* _DATA PROVIDED_:
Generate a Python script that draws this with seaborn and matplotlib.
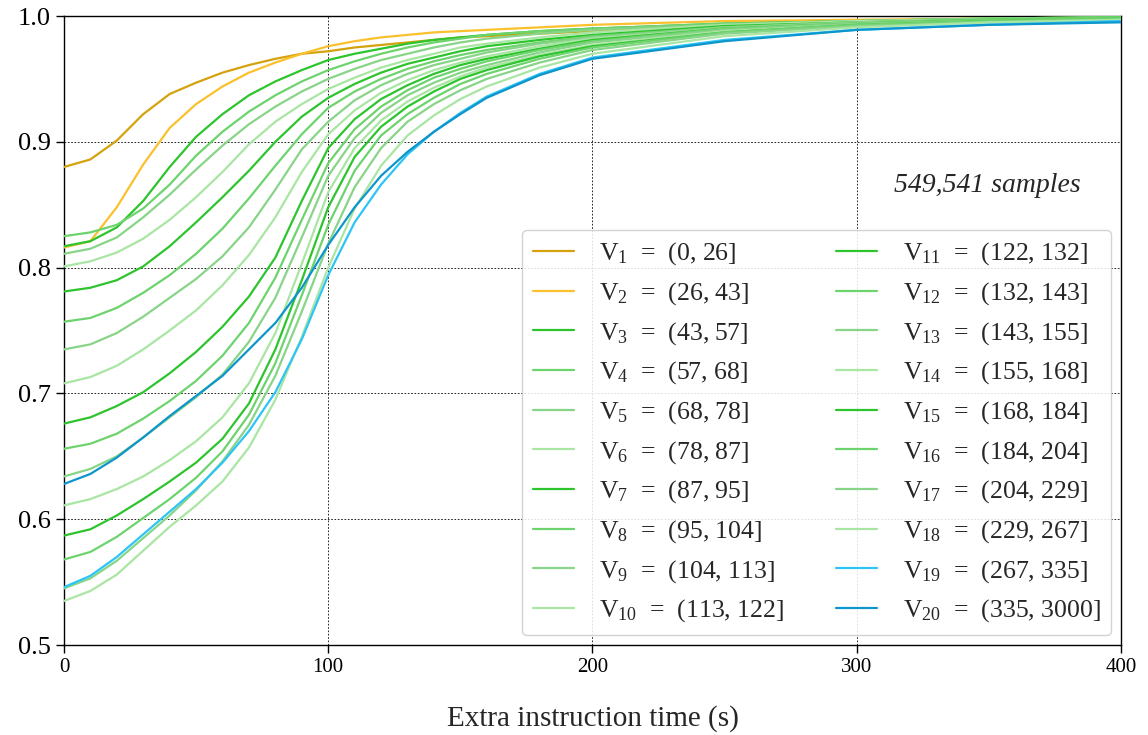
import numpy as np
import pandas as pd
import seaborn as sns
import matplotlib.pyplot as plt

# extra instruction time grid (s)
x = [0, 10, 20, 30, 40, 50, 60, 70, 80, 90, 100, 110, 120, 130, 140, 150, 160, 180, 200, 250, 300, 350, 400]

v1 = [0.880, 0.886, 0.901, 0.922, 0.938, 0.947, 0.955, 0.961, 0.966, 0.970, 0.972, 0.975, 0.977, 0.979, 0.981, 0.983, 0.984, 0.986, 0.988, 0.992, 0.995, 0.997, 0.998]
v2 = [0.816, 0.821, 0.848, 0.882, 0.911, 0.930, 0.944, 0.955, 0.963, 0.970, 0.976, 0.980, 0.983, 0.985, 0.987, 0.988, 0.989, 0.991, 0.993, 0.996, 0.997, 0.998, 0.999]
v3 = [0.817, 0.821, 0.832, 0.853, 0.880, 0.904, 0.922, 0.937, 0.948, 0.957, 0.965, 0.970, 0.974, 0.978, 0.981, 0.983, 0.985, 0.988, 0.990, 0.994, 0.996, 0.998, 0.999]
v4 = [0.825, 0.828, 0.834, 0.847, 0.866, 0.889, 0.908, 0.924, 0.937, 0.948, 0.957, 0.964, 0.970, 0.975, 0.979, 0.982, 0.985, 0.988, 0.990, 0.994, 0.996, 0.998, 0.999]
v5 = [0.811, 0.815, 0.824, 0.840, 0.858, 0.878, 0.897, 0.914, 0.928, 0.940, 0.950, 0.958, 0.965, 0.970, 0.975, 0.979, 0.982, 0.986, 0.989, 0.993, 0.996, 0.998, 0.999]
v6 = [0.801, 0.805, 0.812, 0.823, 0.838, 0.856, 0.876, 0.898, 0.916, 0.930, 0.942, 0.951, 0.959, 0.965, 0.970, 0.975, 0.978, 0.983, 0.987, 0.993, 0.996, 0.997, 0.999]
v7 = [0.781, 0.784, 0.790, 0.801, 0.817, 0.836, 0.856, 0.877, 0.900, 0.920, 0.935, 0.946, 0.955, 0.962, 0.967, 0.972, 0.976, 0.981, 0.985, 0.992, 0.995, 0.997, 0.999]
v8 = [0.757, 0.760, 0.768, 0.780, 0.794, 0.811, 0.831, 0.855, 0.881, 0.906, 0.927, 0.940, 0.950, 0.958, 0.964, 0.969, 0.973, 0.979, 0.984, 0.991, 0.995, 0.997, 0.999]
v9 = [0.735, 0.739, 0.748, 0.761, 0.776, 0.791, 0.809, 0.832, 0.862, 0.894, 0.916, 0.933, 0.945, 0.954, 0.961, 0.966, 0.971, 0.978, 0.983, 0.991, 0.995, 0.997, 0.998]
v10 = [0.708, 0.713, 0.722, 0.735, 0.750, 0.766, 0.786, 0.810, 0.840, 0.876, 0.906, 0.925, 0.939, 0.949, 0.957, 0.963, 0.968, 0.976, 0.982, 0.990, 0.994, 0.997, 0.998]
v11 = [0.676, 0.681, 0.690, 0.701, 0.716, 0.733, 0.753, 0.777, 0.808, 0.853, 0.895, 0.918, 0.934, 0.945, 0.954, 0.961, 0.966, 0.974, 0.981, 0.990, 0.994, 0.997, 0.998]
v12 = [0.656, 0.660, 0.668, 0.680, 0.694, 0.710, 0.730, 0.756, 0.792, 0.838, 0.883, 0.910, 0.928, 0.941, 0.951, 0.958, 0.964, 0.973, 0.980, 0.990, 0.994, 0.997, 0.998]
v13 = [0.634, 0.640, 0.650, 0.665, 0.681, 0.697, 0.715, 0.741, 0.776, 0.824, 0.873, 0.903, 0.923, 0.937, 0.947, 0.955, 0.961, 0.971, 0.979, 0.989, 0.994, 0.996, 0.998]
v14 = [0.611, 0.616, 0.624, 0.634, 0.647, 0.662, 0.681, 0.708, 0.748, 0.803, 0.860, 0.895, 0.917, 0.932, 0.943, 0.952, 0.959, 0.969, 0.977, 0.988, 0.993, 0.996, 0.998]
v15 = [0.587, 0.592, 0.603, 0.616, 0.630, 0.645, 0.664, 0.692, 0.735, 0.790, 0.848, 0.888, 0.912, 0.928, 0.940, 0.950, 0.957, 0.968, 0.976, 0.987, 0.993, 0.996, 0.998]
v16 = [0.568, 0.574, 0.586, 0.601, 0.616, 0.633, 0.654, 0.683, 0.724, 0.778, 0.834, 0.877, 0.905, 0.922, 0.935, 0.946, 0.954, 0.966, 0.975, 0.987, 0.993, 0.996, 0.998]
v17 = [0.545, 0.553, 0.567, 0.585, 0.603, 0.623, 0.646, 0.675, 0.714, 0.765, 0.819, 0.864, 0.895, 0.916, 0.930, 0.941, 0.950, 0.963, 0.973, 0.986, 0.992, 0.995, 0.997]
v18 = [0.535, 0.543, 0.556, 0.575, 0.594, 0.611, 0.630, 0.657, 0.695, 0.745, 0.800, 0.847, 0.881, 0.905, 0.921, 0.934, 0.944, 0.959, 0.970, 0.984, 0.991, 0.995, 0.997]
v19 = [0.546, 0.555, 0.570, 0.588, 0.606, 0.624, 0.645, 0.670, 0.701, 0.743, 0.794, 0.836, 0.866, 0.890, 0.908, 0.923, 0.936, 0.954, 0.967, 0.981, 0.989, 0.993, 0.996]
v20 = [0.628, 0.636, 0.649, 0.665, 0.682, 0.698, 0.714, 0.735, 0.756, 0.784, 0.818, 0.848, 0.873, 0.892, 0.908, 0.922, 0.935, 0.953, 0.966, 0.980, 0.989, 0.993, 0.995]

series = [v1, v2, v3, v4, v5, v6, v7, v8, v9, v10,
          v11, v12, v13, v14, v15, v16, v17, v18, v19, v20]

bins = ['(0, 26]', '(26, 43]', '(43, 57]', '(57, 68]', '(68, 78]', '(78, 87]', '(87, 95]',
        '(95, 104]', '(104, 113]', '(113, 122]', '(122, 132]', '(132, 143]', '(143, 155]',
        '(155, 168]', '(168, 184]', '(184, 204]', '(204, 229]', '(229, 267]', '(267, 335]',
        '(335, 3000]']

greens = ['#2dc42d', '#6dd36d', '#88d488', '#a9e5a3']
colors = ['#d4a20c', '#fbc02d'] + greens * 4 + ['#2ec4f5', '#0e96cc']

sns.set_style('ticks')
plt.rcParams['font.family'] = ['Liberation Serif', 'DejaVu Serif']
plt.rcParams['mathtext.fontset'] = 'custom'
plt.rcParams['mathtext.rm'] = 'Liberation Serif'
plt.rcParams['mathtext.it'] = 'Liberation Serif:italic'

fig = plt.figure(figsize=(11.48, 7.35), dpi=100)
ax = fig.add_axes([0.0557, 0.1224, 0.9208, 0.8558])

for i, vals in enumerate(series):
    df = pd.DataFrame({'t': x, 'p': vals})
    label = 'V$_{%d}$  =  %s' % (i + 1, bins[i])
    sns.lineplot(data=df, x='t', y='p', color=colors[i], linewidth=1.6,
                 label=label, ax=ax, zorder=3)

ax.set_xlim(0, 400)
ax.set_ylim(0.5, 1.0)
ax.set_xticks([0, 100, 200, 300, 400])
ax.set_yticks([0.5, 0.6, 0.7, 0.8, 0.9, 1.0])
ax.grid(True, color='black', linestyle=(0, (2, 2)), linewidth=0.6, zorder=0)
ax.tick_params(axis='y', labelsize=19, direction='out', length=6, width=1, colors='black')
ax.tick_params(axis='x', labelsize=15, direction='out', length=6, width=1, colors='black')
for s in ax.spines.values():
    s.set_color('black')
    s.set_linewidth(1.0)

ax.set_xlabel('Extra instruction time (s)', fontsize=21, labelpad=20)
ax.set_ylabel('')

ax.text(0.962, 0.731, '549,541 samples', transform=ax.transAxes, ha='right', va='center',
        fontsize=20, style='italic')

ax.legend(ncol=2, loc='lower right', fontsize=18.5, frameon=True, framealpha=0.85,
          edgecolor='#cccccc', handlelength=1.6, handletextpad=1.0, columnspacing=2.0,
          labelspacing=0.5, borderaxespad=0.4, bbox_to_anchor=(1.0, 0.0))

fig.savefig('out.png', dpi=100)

...

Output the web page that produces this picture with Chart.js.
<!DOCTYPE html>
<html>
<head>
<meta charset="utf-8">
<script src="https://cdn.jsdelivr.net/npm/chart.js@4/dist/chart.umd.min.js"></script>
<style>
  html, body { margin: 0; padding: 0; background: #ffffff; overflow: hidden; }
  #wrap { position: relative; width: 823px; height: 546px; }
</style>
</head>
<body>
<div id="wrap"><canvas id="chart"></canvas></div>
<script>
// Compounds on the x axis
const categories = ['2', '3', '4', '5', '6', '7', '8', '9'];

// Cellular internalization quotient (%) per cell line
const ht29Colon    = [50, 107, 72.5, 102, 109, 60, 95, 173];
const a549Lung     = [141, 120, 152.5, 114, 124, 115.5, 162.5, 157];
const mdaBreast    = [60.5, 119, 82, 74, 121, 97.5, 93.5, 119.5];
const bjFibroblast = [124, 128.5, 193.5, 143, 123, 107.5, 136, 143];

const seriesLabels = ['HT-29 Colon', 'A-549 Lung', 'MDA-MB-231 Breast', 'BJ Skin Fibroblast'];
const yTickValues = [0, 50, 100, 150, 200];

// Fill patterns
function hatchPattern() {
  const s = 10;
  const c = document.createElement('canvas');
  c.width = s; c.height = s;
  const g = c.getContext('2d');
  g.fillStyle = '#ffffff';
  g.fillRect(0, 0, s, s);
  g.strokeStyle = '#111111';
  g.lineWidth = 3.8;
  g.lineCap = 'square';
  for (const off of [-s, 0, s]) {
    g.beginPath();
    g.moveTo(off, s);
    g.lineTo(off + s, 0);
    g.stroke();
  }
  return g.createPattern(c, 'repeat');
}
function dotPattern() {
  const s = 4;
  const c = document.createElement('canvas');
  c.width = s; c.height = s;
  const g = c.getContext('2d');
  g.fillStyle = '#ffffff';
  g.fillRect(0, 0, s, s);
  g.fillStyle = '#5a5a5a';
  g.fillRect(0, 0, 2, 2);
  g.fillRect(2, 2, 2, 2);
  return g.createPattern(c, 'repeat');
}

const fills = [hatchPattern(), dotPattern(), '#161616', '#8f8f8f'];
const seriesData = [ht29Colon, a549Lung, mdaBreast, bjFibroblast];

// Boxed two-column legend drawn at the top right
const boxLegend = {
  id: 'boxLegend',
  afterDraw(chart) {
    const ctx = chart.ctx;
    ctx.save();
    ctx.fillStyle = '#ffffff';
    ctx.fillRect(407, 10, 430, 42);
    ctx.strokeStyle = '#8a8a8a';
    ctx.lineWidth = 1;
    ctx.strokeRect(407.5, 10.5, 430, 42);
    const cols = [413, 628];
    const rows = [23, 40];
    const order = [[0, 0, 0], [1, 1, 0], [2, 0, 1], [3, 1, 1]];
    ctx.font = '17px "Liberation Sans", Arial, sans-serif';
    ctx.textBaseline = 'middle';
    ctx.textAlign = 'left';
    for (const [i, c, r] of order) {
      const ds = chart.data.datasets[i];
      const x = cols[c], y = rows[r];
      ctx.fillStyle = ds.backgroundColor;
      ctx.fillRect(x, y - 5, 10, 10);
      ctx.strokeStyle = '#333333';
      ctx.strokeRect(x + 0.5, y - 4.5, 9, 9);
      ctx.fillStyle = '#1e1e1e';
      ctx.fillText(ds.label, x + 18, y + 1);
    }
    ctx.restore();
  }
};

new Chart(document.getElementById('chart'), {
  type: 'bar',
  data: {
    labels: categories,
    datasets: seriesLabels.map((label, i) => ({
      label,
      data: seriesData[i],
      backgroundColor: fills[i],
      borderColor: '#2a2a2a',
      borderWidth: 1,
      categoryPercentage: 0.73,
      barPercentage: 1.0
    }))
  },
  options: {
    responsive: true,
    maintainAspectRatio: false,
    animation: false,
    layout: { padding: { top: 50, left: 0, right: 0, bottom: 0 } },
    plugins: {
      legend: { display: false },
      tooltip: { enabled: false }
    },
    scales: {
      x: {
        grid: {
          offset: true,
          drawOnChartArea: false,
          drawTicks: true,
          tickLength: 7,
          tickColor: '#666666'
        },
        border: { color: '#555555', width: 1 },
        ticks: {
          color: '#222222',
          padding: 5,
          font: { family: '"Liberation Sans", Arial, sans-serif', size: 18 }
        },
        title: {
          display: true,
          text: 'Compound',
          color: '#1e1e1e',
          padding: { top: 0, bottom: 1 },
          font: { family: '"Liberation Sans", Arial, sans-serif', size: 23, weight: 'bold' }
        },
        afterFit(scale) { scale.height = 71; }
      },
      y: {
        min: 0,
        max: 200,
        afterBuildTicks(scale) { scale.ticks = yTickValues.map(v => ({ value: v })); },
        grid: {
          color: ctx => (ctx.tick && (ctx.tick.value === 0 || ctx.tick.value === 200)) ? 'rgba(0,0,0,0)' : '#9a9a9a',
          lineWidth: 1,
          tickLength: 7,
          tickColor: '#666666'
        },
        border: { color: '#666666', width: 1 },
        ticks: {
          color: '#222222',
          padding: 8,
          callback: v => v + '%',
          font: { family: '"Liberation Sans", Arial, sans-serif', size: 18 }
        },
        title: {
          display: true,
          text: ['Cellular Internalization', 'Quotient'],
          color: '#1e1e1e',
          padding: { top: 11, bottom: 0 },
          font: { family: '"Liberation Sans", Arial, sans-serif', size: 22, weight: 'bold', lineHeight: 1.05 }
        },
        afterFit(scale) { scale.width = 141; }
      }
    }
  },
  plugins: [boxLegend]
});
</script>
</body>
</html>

...

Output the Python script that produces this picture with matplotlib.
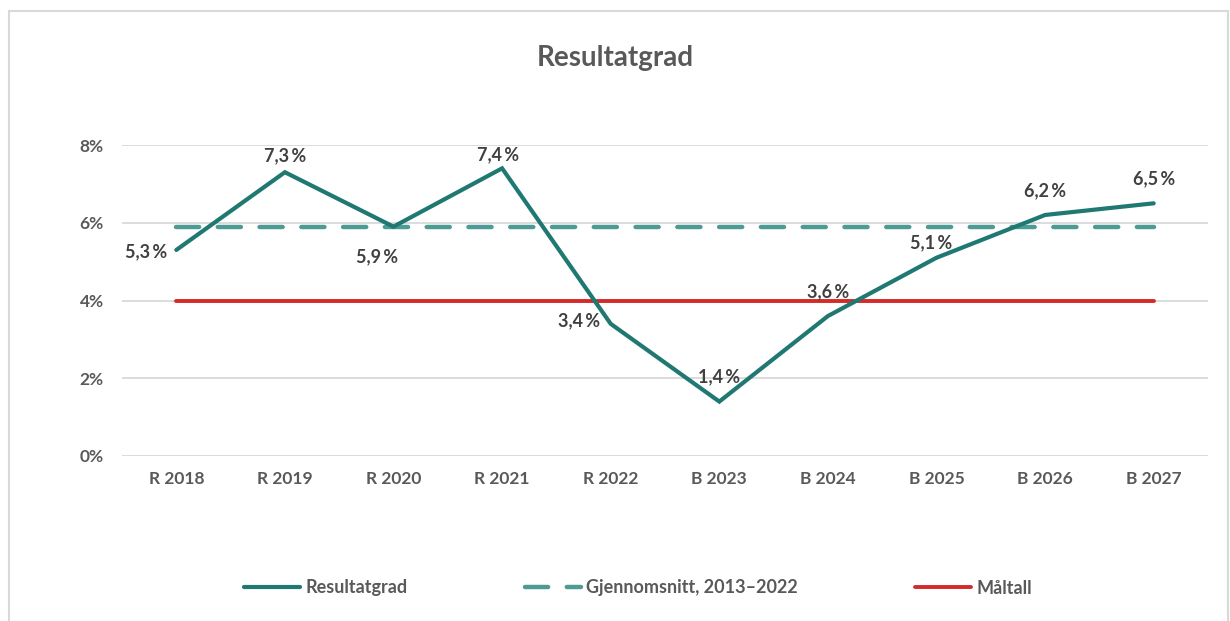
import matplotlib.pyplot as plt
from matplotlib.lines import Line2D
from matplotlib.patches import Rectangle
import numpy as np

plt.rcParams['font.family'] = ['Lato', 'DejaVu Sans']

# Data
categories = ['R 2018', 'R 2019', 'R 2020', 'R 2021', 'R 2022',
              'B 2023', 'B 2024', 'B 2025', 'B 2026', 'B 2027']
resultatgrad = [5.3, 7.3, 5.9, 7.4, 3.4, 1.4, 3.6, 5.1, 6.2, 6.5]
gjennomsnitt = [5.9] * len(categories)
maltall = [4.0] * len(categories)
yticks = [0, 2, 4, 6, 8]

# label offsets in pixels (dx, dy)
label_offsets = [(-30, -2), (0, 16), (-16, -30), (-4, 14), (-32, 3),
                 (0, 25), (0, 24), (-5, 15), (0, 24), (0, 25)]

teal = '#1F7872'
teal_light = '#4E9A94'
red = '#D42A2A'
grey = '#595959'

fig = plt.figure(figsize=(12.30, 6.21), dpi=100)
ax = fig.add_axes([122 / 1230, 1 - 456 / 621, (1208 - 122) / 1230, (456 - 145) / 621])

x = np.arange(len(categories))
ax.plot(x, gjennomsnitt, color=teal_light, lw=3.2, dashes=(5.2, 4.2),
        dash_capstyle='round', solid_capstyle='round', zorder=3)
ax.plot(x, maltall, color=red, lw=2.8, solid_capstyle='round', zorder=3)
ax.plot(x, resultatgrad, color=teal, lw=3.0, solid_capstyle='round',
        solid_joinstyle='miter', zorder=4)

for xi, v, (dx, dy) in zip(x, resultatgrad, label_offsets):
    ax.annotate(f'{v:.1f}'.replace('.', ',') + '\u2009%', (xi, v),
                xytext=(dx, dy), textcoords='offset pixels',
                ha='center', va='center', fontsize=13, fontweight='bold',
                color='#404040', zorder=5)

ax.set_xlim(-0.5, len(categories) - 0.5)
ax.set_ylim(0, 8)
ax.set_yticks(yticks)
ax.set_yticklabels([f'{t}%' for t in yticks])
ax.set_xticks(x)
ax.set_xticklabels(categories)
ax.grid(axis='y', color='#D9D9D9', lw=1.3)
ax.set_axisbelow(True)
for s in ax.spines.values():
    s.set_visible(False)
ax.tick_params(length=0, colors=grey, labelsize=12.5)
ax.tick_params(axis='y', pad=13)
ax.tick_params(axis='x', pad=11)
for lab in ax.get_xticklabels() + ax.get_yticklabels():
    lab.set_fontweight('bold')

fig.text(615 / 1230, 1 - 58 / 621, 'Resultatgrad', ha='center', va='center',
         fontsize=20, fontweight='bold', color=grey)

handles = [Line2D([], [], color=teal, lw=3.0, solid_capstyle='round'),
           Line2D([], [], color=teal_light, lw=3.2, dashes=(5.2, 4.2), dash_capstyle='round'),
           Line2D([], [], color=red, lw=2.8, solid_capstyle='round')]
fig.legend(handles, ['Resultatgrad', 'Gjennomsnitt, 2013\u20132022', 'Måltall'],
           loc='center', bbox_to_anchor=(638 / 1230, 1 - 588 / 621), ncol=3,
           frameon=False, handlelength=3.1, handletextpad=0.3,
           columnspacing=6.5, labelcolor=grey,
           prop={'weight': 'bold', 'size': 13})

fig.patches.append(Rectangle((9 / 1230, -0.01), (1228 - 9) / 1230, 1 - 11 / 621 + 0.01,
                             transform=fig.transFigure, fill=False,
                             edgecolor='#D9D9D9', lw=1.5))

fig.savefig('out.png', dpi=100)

* _REQUIREMENTS_: Check each line above for the word "matplotlib" and copy the ones that have it.

* _EXERCISE RESULT_:
Generate a Python script that draws this with seaborn and matplotlib.
import matplotlib.pyplot as plt
Output the Python script that produces this picture with matplotlib.
import matplotlib.pyplot as plt
from matplotlib.lines import Line2D
from matplotlib.patches import Rectangle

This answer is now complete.